> _Task to carry out_
Only the pictures are omitted; repeat all other data exactly.

Start Provided data

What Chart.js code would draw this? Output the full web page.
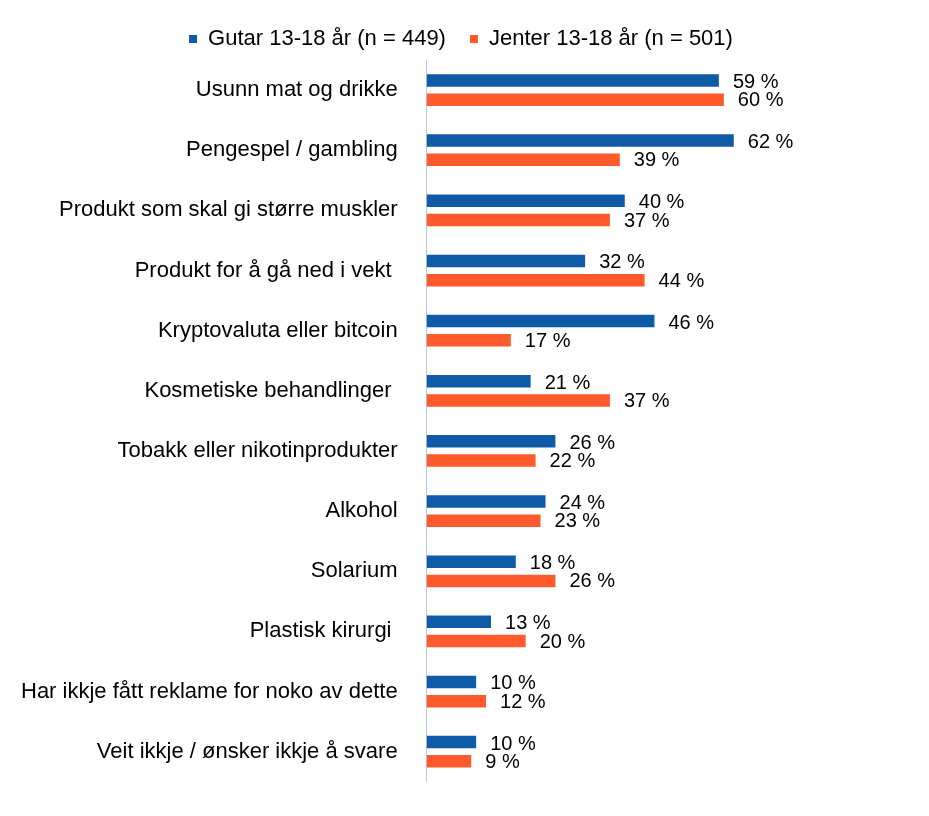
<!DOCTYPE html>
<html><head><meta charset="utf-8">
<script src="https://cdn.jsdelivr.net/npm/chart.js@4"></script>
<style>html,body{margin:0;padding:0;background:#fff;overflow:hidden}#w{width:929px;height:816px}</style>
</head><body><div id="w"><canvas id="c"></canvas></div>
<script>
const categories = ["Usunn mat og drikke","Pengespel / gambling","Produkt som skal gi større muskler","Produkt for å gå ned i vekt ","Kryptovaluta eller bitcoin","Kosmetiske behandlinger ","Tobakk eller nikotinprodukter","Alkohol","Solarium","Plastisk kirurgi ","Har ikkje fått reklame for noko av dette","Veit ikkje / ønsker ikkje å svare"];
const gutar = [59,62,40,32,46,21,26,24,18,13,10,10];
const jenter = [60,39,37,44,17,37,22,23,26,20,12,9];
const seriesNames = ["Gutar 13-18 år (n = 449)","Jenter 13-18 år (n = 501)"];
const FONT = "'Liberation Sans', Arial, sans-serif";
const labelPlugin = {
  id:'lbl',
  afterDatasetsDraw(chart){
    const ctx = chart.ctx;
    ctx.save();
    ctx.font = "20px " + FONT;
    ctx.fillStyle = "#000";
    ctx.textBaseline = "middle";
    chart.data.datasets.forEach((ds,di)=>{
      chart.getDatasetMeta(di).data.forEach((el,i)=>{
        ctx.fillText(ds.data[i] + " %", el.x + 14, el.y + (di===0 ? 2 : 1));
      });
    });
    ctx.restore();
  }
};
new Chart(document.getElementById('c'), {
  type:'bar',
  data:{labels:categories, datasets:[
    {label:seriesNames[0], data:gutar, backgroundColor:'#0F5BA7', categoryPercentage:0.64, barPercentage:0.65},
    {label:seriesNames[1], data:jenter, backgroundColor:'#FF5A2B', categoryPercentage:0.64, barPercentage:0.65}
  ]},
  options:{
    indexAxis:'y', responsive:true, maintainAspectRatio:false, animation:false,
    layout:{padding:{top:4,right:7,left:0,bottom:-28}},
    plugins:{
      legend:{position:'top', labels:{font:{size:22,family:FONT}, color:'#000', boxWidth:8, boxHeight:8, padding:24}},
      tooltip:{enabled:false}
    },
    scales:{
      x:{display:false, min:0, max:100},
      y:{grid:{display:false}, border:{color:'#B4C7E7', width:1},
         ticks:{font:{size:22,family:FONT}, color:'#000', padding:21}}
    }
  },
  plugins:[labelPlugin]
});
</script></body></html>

End Provided data

> _The response_
What Chart.js code would draw this? Output the full web page.
<!DOCTYPE html>
<html><head><meta charset="utf-8">
<script src="https://cdn.jsdelivr.net/npm/chart.js@4"></script>
<style>html,body{margin:0;padding:0;background:#fff;overflow:hidden}#w{width:929px;height:816px}</style>
</head><body><div id="w"><canvas id="c"></canvas></div>
<script>
const categories = ["Usunn mat og drikke","Pengespel / gambling","Produkt som skal gi større muskler","Produkt for å gå ned i vekt ","Kryptovaluta eller bitcoin","Kosmetiske behandlinger ","Tobakk eller nikotinprodukter","Alkohol","Solarium","Plastisk kirurgi ","Har ikkje fått reklame for noko av dette","Veit ikkje / ønsker ikkje å svare"];
const gutar = [59,62,40,32,46,21,26,24,18,13,10,10];
const jenter = [60,39,37,44,17,37,22,23,26,20,12,9];
const seriesNames = ["Gutar 13-18 år (n = 449)","Jenter 13-18 år (n = 501)"];
const FONT = "'Liberation Sans', Arial, sans-serif";
const labelPlugin = {
  id:'lbl',
  afterDatasetsDraw(chart){
    const ctx = chart.ctx;
    ctx.save();
    ctx.font = "20px " + FONT;
    ctx.fillStyle = "#000";
    ctx.textBaseline = "middle";
    chart.data.datasets.forEach((ds,di)=>{
      chart.getDatasetMeta(di).data.forEach((el,i)=>{
        ctx.fillText(ds.data[i] + " %", el.x + 14, el.y + (di===0 ? 2 : 1));
      });
    });
    ctx.restore();
  }
};
new Chart(document.getElementById('c'), {
  type:'bar',
  data:{labels:categories, datasets:[
    {label:seriesNames[0], data:gutar, backgroundColor:'#0F5BA7', categoryPercentage:0.64, barPercentage:0.65},
    {label:seriesNames[1], data:jenter, backgroundColor:'#FF5A2B', categoryPercentage:0.64, barPercentage:0.65}
  ]},
  options:{
    indexAxis:'y', responsive:true, maintainAspectRatio:false, animation:false,
    layout:{padding:{top:4,right:7,left:0,bottom:-28}},
    plugins:{
      legend:{position:'top', labels:{font:{size:22,family:FONT}, color:'#000', boxWidth:8, boxHeight:8, padding:24}},
      tooltip:{enabled:false}
    },
    scales:{
      x:{display:false, min:0, max:100},
      y:{grid:{display:false}, border:{color:'#B4C7E7', width:1},
         ticks:{font:{size:22,family:FONT}, color:'#000', padding:21}}
    }
  },
  plugins:[labelPlugin]
});
</script></body></html>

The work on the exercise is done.